§ **Extracted records**:

···

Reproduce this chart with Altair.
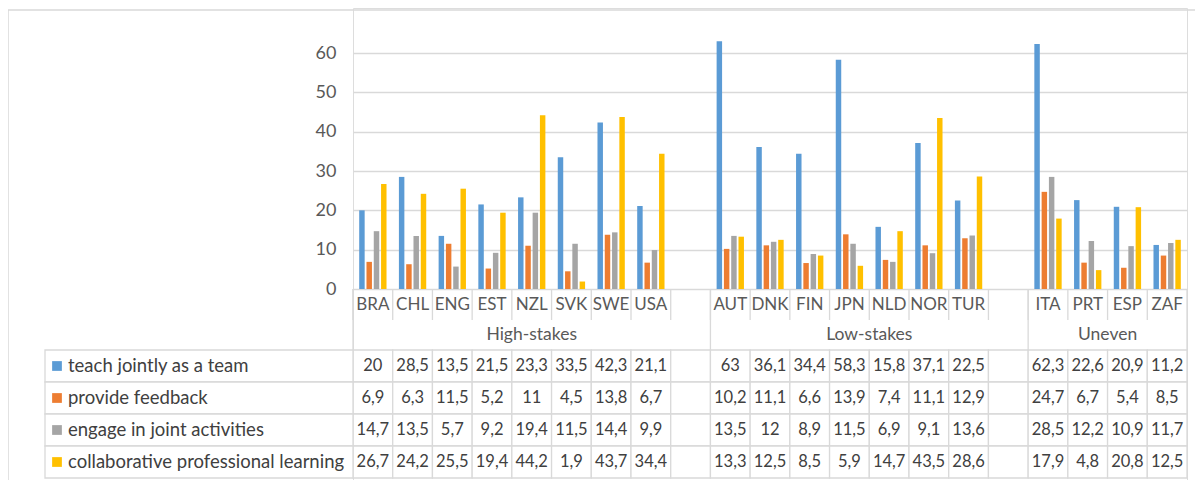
import altair as alt
import pandas as pd

# ---------------- data ----------------
slots = ["BRA", "CHL", "ENG", "EST", "NZL", "SVK", "SWE", "USA", "gap1",
         "AUT", "DNK", "FIN", "JPN", "NLD", "NOR", "TUR", "gap2",
         "ITA", "PRT", "ESP", "ZAF"]
countries = ["BRA", "CHL", "ENG", "EST", "NZL", "SVK", "SWE", "USA",
             "AUT", "DNK", "FIN", "JPN", "NLD", "NOR", "TUR",
             "ITA", "PRT", "ESP", "ZAF"]
series = ["teach jointly as a team", "provide feedback",
          "engage in joint activities", "collaborative professional learning"]
teach = [20, 28.5, 13.5, 21.5, 23.3, 33.5, 42.3, 21.1,
         63, 36.1, 34.4, 58.3, 15.8, 37.1, 22.5,
         62.3, 22.6, 20.9, 11.2]
feedback = [6.9, 6.3, 11.5, 5.2, 11, 4.5, 13.8, 6.7,
            10.2, 11.1, 6.6, 13.9, 7.4, 11.1, 12.9,
            24.7, 6.7, 5.4, 8.5]
joint = [14.7, 13.5, 5.7, 9.2, 19.4, 11.5, 14.4, 9.9,
         13.5, 12, 8.9, 11.5, 6.9, 9.1, 13.6,
         28.5, 12.2, 10.9, 11.7]
collab = [26.7, 24.2, 25.5, 19.4, 44.2, 1.9, 43.7, 34.4,
          13.3, 12.5, 8.5, 5.9, 14.7, 43.5, 28.6,
          17.9, 4.8, 20.8, 12.5]
groups = ["High-stakes", "Low-stakes", "Uneven"]
group_first = ["BRA", "AUT", "ITA"]
group_center_mid = ["NZL"]          # centre of an odd-width group: middle slot
group_center_edge = ["NLD", "ESP"]  # centre of an even-width group: slot edge
y_ticks = [0, 10, 20, 30, 40, 50, 60]
colors = ["#5B9BD5", "#ED7D31", "#A5A5A5", "#FFC000"]

# ---------------- tables ----------------
rows = []
for s, vals in zip(series, [teach, feedback, joint, collab]):
    for c, v in zip(countries, vals):
        rows.append({"slot": c, "series": s, "value": v,
                     "label": f"{v:g}".replace(".", ",")})
df = pd.DataFrame(rows)
cells_df = pd.DataFrame([{"slot": sl, "series": s} for sl in slots for s in series])
ser_df = pd.DataFrame({"series": series})
cat_df = pd.DataFrame({"slot": countries})
div_df = pd.DataFrame({"slot": slots})
gdiv_df = pd.DataFrame({"slot": group_first})
gmid_df = pd.DataFrame({"slot": group_center_mid, "g": groups[:1]})
gedge_df = pd.DataFrame({"slot": group_center_edge, "g": groups[1:]})
end_df = pd.DataFrame({"slot": [slots[-1]]})
frame_df = pd.DataFrame({"k": [0]})

FONT = "Lato"
GRID = "#D9D9D9"
TXT = "#595959"

xs = alt.Scale(type="band", domain=slots, paddingInner=0, paddingOuter=0)
rows_scale = alt.Scale(type="band", domain=series, range=[342, 470],
                       paddingInner=0, paddingOuter=0)
cscale = alt.Scale(domain=series, range=colors)


def X(bp=0.5):
    return alt.X("slot:N", scale=xs, axis=None, bandPosition=bp)


def YR():
    return alt.Y("series:N", scale=rows_scale, axis=None, bandPosition=0.5)


# ---------------- bars ----------------
bars = alt.Chart(df).mark_bar().encode(
    x=alt.X("slot:N", scale=xs, axis=None),
    xOffset=alt.XOffset("series:N", scale=alt.Scale(domain=series,
                                                   paddingInner=0.25,
                                                   paddingOuter=0.85)),
    y=alt.Y("value:Q",
            scale=alt.Scale(domain=[0, 60], range=[281, 45]),
            axis=alt.Axis(values=y_ticks, grid=True, gridColor=GRID,
                          gridWidth=1.5, domain=False, ticks=False, tickSize=0,
                          labelPadding=17, labelFontSize=18, labelColor=TXT,
                          labelFont=FONT, title=None)),
    color=alt.Color("series:N", scale=cscale, legend=None),
)

# ---------------- table ----------------
frame = alt.Chart(frame_df).mark_rect(fill="transparent", stroke=GRID,
                                      strokeWidth=1.5).encode(
    x=alt.value(-345), x2=alt.value(900), y=alt.value(2), y2=alt.value(520))

cells = alt.Chart(cells_df).mark_rect(fill="white", stroke=GRID,
                                      strokeWidth=1.3).encode(
    x=alt.X("slot:N", scale=xs, axis=None),
    y=alt.Y("series:N", scale=rows_scale, axis=None))

legend_cells = alt.Chart(ser_df).mark_rect(fill="white", stroke=GRID,
                                           strokeWidth=1.3).encode(
    x=alt.value(-308), x2=alt.value(0),
    y=alt.Y("series:N", scale=rows_scale, axis=None))

legend_sq = alt.Chart(ser_df).mark_square(size=95, opacity=1).encode(
    x=alt.value(-296), y=YR(),
    color=alt.Color("series:N", scale=cscale, legend=None))

legend_txt = alt.Chart(ser_df).mark_text(
    align="left", baseline="middle", font=FONT, fontSize=18.5, color="#404040"
).encode(x=alt.value(-285), y=YR(), text="series:N")

value_txt = alt.Chart(df).mark_text(
    align="center", baseline="middle", font=FONT, fontSize=16.5, color="#404040"
).encode(x=X(), y=YR(), text="label:N")

dividers = alt.Chart(div_df).mark_rule(color=GRID, strokeWidth=1.3).encode(
    x=X(0), y=alt.value(281), y2=alt.value(312))

gdividers = alt.Chart(gdiv_df).mark_rule(color=GRID, strokeWidth=1.3).encode(
    x=X(0), y=alt.value(281), y2=alt.value(342))

end_div = alt.Chart(end_df).mark_rule(color=GRID, strokeWidth=1.3).encode(
    x=X(1), y=alt.value(281), y2=alt.value(342))

cat_txt = alt.Chart(cat_df).mark_text(
    baseline="middle", font=FONT, fontSize=17, color=TXT
).encode(x=X(), y=alt.value(297), text="slot:N")

g_mid = alt.Chart(gmid_df).mark_text(
    baseline="middle", font=FONT, fontSize=17.5, color=TXT
).encode(x=X(0.5), y=alt.value(327), text="g:N")

g_edge = alt.Chart(gedge_df).mark_text(
    baseline="middle", font=FONT, fontSize=17.5, color=TXT
).encode(x=X(0), y=alt.value(327), text="g:N")

table = alt.layer(frame, cells, legend_cells, legend_sq, legend_txt, value_txt,
                  dividers, gdividers, end_div, cat_txt, g_mid, g_edge)

chart = alt.layer(table, bars).resolve_scale(y="independent").properties(
    width=834, height=472,
    padding={"left": 345, "top": 0, "right": 8, "bottom": 0},
    autosize=alt.AutoSizeParams(type="none"),
).configure_view(strokeWidth=0).configure(font=FONT)

chart.save("out.html", embed_options={"renderer": "svg", "actions": False})
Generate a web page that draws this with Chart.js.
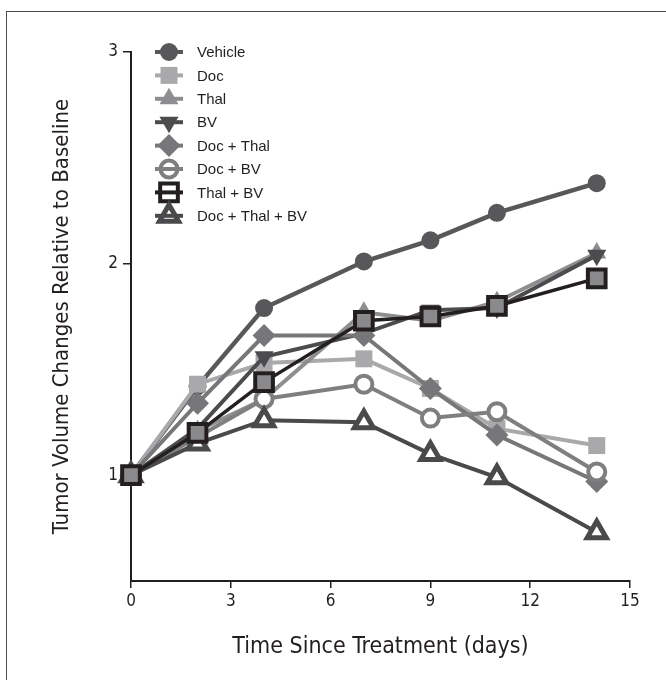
<!DOCTYPE html>
<html><head><meta charset="utf-8">
<script src="https://cdn.jsdelivr.net/npm/chart.js@4/dist/chart.umd.min.js"></script>
<style>
html,body{margin:0;padding:0;background:#fff;}
#wrap{position:relative;width:666px;height:680px;overflow:hidden;}
#frame{position:absolute;left:6px;top:11px;width:720px;height:720px;border-left:1.5px solid #4d4d4f;border-top:1.5px solid #4d4d4f;}
canvas{position:absolute;left:0;top:0;}
</style></head><body>
<div id="wrap"><div id="frame"></div><canvas id="c" width="666" height="680"></canvas></div>
<script>
// ---- data ----
const days = [0, 2, 4, 7, 9, 11, 14];
const seriesNames = ['Vehicle', 'Doc', 'Thal', 'BV', 'Doc + Thal', 'Doc + BV', 'Thal + BV', 'Doc + Thal + BV'];
const vehicle    = [1, 1.42, 1.79, 2.01, 2.11, 2.24, 2.38];
const doc        = [1, 1.43, 1.53, 1.55, 1.41, 1.22, 1.14];
const thal       = [1, 1.21, 1.36, 1.77, 1.73, 1.82, 2.05];
const bv         = [1, 1.22, 1.56, 1.67, 1.78, 1.79, 2.04];
const docThal    = [1, 1.34, 1.66, 1.66, 1.41, 1.19, 0.97];
const docBv      = [1, 1.18, 1.36, 1.43, 1.27, 1.30, 1.015];
const thalBv     = [1, 1.20, 1.44, 1.73, 1.75, 1.80, 1.93];
const docThalBv  = [1, 1.15, 1.26, 1.25, 1.10, 0.99, 0.73];
const xTicks = [0, 3, 6, 9, 12, 15];
const yTicks = [1, 2, 3];

const seriesValues = [vehicle, doc, thal, bv, docThal, docBv, thalBv, docThalBv];
const styles = [
  {c:'#58585a', fill:'#58585a', ps:'circle',   r:9,    rot:0,   bw:0, lw:4.5},
  {c:'#a9a9ab', fill:'#a9a9ab', ps:'rect',     r:12,   rot:0,   bw:0, lw:4},
  {c:'#8e8e90', fill:'#8e8e90', ps:'triangle', r:11,   rot:0,   bw:0, lw:4},
  {c:'#4c4c4e', fill:'#4c4c4e', ps:'triangle', r:11,   rot:180, bw:0, lw:4},
  {c:'#77777a', fill:'#77777a', ps:'rectRot',  r:11.5, rot:0,   bw:0, lw:4},
  {c:'#7f7f81', fill:'#ffffff', ps:'circle',   r:8.5,  rot:0,   bw:4, lw:4},
  {c:'#231f20', fill:'#8a8a8c', ps:'rect',     r:12.5, rot:0,   bw:4, lw:3.5},
  {c:'#4a4a4c', fill:'#ffffff', ps:'triangle', r:11,   rot:0,   bw:5, lw:4}
];
const drawOrder = [7, 6, 5, 4, 3, 2, 0, 1];

const datasets = seriesNames.map((name, i) => ({
  label: name,
  data: days.map((d, j) => ({x: d, y: seriesValues[i][j]})),
  borderColor: styles[i].c,
  backgroundColor: styles[i].c,
  borderWidth: styles[i].lw,
  pointStyle: styles[i].ps,
  pointRadius: styles[i].r,
  pointHoverRadius: styles[i].r,
  pointRotation: styles[i].rot,
  pointBackgroundColor: styles[i].fill,
  pointBorderColor: styles[i].c,
  pointBorderWidth: styles[i].bw,
  tension: 0,
  clip: false,
  order: drawOrder[i]
}));

const ink = '#231f20';
const narrow = '"Liberation Sans Narrow", "DejaVu Sans Condensed", "Liberation Sans", sans-serif';

const legendPlugin = {
  id: 'customLegend',
  afterDraw(chart) {
    const ctx = chart.ctx;
    chart.data.datasets.forEach((ds, i) => {
      const y = 52 + i * 23.4;
      const cx = 169;
      ctx.save();
      ctx.fillStyle = i === 6 ? '#ffffff' : ds.pointBackgroundColor;
      ctx.strokeStyle = ds.pointBorderColor;
      ctx.lineWidth = ds.pointBorderWidth;
      Chart.helpers.drawPoint(ctx, {
        pointStyle: ds.pointStyle, radius: ds.pointRadius,
        rotation: ds.pointRotation, borderWidth: ds.pointBorderWidth
      }, cx, y);
      ctx.strokeStyle = ds.borderColor;
      ctx.lineWidth = 4;
      ctx.beginPath(); ctx.moveTo(155, y); ctx.lineTo(183, y); ctx.stroke();
      ctx.fillStyle = ink;
      ctx.font = '15px "Liberation Sans", Arial, sans-serif';
      ctx.textBaseline = 'middle';
      ctx.textAlign = 'left';
      ctx.fillText(ds.label, 197, y + 1);
      ctx.restore();
    });
  }
};

new Chart(document.getElementById('c'), {
  type: 'line',
  data: { datasets },
  plugins: [legendPlugin],
  options: {
    responsive: false,
    devicePixelRatio: 1,
    animation: false,
    layout: { padding: { top: 52, right: 36, bottom: 0, left: 0 } },
    plugins: { legend: { display: false }, tooltip: { enabled: false } },
    scales: {
      x: {
        type: 'linear', min: 0, max: 15,
        afterBuildTicks: s => { s.ticks = xTicks.map(v => ({value: v})); },
        afterFit: s => { s.height = 99; },
        grid: { display: true, drawOnChartArea: false, drawTicks: true, tickLength: 7, color: ink, lineWidth: 1.5 },
        border: { display: true, color: ink, width: 2 },
        ticks: { font: { family: narrow, size: 17 }, color: ink, padding: 3, maxRotation: 0, autoSkip: false },
        title: { display: true, text: 'Time Since Treatment (days)', color: ink,
                 font: { family: narrow, size: 23, lineHeight: 1 }, padding: { top: 0, bottom: 21 } }
      },
      y: {
        type: 'linear', min: 0.5, max: 3,
        afterBuildTicks: s => { s.ticks = yTicks.map(v => ({value: v})); },
        afterFit: s => { s.width = 131; },
        grid: { display: true, drawOnChartArea: false, drawTicks: true, tickLength: 8, color: ink, lineWidth: 1.5 },
        border: { display: true, color: ink, width: 2 },
        ticks: { font: { family: narrow, size: 17 }, color: ink, padding: 5 },
        title: { display: true, text: 'Tumor Volume Changes Relative to Baseline', color: ink,
                 font: { family: narrow, size: 22, lineHeight: 1 }, padding: { top: 51, bottom: 0 } }
      }
    }
  }
});
</script>
</body></html>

···

Every line from the start of the listing above through the line with "import pandas as pd" should be repeated exactly; skip the pictures and add nothing else.

§ **Finished task**:
Reproduce this chart with Altair.
import altair as alt
import pandas as pd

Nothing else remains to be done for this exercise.